▸ **SET EXERCISE**
In the material below, please retype the lines from the very first through the one with "const co2RedY=[302,303,303,303,303,303,302,302,302,302,302];", exactly and without pictures.

>> BEGIN GIVEN DATA

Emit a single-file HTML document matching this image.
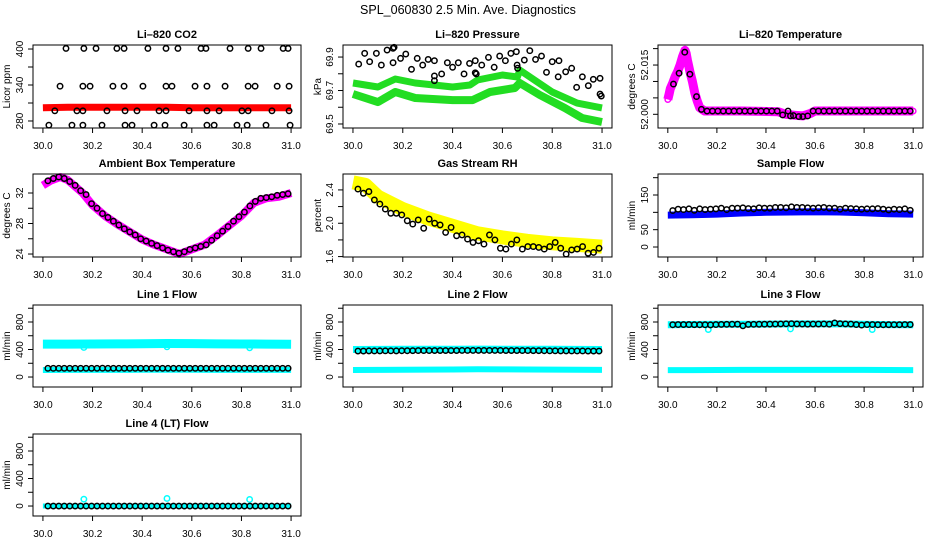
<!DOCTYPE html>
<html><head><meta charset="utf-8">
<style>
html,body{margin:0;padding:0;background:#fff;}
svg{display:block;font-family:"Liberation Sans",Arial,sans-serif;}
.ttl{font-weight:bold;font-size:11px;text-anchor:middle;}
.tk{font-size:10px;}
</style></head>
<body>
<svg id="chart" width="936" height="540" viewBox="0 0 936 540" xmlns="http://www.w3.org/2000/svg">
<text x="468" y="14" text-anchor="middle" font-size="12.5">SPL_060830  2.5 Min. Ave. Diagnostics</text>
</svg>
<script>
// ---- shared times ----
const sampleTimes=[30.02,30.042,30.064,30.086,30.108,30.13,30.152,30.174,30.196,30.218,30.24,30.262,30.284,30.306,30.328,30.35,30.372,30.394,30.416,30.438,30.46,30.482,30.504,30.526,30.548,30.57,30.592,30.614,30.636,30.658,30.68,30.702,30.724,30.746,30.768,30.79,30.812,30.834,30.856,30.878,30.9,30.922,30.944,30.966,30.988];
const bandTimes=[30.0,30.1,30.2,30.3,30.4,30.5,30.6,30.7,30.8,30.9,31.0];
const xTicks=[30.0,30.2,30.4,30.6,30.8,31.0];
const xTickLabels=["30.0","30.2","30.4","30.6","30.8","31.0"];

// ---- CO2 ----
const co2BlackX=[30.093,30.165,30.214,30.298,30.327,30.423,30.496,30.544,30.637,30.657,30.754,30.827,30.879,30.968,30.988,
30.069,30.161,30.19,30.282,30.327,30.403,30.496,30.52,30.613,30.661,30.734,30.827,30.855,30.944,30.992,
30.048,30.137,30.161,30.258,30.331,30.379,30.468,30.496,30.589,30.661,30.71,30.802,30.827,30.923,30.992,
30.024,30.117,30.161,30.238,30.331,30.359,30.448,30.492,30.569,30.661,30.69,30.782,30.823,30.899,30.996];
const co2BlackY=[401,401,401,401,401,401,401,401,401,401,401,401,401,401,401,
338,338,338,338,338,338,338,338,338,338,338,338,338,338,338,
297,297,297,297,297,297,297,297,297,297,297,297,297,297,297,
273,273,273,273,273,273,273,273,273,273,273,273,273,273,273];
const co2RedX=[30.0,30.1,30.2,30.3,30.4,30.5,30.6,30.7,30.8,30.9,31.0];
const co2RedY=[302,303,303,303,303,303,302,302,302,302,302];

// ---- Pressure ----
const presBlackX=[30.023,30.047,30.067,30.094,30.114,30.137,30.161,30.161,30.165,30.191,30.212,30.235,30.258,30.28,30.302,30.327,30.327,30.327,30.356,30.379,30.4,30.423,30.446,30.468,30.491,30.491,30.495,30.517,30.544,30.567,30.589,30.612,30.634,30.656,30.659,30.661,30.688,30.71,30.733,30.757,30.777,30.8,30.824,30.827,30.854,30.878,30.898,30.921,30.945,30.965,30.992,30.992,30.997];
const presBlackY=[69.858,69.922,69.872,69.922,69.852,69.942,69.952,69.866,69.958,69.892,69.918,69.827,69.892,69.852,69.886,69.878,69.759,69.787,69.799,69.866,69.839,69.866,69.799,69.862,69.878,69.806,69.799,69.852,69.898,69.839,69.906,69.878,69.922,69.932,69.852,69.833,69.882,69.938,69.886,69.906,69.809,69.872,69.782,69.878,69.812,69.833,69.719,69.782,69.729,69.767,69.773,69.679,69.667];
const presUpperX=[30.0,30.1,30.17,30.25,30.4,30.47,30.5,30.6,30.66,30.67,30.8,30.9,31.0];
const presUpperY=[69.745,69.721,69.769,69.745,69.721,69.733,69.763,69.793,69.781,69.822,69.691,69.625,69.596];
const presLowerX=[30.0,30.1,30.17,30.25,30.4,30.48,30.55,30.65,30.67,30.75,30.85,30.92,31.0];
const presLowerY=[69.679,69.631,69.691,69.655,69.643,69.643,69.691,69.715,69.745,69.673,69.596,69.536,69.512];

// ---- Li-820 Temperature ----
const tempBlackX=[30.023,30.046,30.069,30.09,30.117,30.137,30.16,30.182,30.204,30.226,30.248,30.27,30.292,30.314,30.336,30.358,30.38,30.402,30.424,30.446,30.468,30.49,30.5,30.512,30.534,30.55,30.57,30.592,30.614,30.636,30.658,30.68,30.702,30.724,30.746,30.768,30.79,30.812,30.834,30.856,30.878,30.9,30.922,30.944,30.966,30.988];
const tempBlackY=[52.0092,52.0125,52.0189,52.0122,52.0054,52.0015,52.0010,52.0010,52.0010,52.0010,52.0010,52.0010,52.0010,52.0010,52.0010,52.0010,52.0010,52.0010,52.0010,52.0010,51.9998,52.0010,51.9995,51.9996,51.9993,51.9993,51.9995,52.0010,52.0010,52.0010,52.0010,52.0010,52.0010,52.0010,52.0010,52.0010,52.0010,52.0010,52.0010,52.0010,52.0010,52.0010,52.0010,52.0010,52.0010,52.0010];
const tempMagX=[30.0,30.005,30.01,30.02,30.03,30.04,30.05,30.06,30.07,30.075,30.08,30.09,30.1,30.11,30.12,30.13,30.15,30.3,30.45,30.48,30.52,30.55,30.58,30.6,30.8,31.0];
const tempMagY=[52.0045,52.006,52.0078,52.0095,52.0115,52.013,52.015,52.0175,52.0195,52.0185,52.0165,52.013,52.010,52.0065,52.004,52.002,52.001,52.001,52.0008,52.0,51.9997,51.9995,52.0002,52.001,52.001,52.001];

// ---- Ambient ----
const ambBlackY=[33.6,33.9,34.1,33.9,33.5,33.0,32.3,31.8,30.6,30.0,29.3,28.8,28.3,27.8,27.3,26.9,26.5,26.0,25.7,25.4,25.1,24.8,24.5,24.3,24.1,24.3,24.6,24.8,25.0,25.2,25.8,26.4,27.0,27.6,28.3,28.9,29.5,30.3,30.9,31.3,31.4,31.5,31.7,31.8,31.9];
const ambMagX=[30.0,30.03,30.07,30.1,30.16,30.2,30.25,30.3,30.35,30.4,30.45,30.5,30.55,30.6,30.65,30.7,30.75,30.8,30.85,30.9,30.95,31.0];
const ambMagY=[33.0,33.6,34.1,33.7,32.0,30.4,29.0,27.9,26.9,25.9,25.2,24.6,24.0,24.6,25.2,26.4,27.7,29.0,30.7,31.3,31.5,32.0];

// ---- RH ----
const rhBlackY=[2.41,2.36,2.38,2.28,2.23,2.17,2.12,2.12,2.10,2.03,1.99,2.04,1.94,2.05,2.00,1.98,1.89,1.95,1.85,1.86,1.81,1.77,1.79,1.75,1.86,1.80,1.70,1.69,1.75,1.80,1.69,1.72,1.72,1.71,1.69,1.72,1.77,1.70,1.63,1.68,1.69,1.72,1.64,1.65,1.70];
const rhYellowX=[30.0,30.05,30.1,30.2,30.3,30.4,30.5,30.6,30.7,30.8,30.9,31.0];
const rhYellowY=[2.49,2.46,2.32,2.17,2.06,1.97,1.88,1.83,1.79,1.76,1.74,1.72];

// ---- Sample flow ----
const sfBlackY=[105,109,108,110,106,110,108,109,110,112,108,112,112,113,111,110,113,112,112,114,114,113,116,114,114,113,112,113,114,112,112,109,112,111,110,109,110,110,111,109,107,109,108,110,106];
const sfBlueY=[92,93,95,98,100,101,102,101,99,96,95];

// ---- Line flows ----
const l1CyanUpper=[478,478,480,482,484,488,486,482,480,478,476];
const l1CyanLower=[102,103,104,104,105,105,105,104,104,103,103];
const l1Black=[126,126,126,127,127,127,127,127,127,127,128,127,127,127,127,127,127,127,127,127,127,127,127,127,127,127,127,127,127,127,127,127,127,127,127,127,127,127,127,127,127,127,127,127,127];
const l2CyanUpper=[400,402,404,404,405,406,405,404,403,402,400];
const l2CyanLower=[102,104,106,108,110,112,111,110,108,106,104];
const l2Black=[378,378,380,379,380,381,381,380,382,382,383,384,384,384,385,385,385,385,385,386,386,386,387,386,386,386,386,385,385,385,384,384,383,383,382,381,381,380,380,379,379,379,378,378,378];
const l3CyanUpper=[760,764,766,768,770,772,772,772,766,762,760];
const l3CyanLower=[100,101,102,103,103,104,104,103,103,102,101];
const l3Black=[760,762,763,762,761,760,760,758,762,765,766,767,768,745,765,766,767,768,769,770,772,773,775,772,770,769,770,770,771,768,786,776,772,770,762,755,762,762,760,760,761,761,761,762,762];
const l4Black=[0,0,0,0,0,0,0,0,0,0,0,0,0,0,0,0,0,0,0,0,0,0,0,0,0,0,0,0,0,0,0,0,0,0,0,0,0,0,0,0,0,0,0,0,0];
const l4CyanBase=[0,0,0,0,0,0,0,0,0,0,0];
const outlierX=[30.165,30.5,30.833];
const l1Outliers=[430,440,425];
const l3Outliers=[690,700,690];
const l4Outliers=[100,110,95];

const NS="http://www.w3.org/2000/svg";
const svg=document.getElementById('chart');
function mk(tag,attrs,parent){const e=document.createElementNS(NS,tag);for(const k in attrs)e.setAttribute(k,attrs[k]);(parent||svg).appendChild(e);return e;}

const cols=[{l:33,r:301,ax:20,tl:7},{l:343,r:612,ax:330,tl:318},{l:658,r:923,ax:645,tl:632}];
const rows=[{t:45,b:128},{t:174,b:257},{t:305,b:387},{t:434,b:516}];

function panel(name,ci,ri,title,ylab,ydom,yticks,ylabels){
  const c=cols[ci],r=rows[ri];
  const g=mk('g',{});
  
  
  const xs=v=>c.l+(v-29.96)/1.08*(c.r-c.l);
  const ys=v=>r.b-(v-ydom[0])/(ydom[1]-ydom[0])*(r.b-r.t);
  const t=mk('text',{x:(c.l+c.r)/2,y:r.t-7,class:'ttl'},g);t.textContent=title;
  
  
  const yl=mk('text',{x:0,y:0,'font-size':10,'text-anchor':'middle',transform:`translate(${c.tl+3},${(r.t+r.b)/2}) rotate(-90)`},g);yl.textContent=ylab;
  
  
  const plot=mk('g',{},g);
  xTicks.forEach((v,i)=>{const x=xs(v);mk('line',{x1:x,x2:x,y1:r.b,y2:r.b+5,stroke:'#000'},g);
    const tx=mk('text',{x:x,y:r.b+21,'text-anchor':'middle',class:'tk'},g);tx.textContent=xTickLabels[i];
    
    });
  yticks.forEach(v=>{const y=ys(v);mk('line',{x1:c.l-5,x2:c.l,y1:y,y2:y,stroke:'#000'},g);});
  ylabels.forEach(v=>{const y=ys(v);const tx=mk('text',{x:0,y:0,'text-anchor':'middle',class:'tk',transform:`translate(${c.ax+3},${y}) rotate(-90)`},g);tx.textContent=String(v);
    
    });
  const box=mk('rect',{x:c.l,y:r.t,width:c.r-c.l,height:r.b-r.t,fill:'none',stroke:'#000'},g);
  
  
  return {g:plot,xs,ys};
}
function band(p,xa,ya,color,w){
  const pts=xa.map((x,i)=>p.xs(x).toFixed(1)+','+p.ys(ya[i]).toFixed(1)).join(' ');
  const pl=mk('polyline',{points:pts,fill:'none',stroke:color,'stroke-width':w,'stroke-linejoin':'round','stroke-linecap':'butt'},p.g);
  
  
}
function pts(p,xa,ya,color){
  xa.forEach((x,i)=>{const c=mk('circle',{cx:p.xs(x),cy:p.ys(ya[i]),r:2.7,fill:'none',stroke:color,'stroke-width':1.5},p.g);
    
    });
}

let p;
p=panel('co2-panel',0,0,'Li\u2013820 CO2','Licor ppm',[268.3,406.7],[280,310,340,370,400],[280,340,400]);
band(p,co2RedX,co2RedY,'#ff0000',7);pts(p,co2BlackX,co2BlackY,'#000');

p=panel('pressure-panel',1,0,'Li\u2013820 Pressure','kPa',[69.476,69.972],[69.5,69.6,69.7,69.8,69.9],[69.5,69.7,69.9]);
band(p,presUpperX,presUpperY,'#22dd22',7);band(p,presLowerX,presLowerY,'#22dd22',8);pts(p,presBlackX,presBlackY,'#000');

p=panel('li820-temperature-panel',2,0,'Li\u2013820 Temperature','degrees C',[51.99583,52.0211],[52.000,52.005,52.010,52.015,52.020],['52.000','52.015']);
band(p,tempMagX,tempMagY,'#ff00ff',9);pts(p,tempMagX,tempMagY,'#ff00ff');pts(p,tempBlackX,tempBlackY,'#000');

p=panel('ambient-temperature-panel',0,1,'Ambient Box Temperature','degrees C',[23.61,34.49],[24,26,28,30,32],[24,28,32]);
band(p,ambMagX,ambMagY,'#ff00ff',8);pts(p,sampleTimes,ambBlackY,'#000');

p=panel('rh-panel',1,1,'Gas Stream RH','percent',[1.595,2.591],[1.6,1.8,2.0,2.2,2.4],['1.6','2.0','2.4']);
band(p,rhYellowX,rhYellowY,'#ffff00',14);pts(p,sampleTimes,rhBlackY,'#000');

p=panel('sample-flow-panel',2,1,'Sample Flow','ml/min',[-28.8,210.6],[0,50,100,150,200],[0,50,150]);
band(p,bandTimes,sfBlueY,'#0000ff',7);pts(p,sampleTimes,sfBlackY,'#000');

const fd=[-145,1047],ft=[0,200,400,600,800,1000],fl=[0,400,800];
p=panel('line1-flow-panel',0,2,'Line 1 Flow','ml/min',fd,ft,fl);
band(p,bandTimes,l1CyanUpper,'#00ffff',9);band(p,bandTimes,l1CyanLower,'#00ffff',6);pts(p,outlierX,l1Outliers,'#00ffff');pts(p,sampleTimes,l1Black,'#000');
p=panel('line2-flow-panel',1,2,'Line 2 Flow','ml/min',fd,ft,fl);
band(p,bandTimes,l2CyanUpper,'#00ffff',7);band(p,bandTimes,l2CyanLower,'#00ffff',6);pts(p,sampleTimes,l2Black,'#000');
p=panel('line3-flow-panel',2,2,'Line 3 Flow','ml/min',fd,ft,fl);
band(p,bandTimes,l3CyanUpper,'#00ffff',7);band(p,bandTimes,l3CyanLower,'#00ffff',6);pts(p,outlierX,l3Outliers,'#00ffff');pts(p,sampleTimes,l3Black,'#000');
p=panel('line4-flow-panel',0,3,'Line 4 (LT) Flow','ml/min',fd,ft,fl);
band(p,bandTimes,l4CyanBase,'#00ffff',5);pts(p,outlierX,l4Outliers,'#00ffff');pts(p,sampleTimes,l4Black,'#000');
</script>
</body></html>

>> END GIVEN DATA

▸ **WRITTEN RESPONSE**
Emit a single-file HTML document matching this image.
<!DOCTYPE html>
<html><head><meta charset="utf-8">
<style>
html,body{margin:0;padding:0;background:#fff;}
svg{display:block;font-family:"Liberation Sans",Arial,sans-serif;}
.ttl{font-weight:bold;font-size:11px;text-anchor:middle;}
.tk{font-size:10px;}
</style></head>
<body>
<svg id="chart" width="936" height="540" viewBox="0 0 936 540" xmlns="http://www.w3.org/2000/svg">
<text x="468" y="14" text-anchor="middle" font-size="12.5">SPL_060830  2.5 Min. Ave. Diagnostics</text>
</svg>
<script>
// ---- shared times ----
const sampleTimes=[30.02,30.042,30.064,30.086,30.108,30.13,30.152,30.174,30.196,30.218,30.24,30.262,30.284,30.306,30.328,30.35,30.372,30.394,30.416,30.438,30.46,30.482,30.504,30.526,30.548,30.57,30.592,30.614,30.636,30.658,30.68,30.702,30.724,30.746,30.768,30.79,30.812,30.834,30.856,30.878,30.9,30.922,30.944,30.966,30.988];
const bandTimes=[30.0,30.1,30.2,30.3,30.4,30.5,30.6,30.7,30.8,30.9,31.0];
const xTicks=[30.0,30.2,30.4,30.6,30.8,31.0];
const xTickLabels=["30.0","30.2","30.4","30.6","30.8","31.0"];

// ---- CO2 ----
const co2BlackX=[30.093,30.165,30.214,30.298,30.327,30.423,30.496,30.544,30.637,30.657,30.754,30.827,30.879,30.968,30.988,
30.069,30.161,30.19,30.282,30.327,30.403,30.496,30.52,30.613,30.661,30.734,30.827,30.855,30.944,30.992,
30.048,30.137,30.161,30.258,30.331,30.379,30.468,30.496,30.589,30.661,30.71,30.802,30.827,30.923,30.992,
30.024,30.117,30.161,30.238,30.331,30.359,30.448,30.492,30.569,30.661,30.69,30.782,30.823,30.899,30.996];
const co2BlackY=[401,401,401,401,401,401,401,401,401,401,401,401,401,401,401,
338,338,338,338,338,338,338,338,338,338,338,338,338,338,338,
297,297,297,297,297,297,297,297,297,297,297,297,297,297,297,
273,273,273,273,273,273,273,273,273,273,273,273,273,273,273];
const co2RedX=[30.0,30.1,30.2,30.3,30.4,30.5,30.6,30.7,30.8,30.9,31.0];
const co2RedY=[302,303,303,303,303,303,302,302,302,302,302];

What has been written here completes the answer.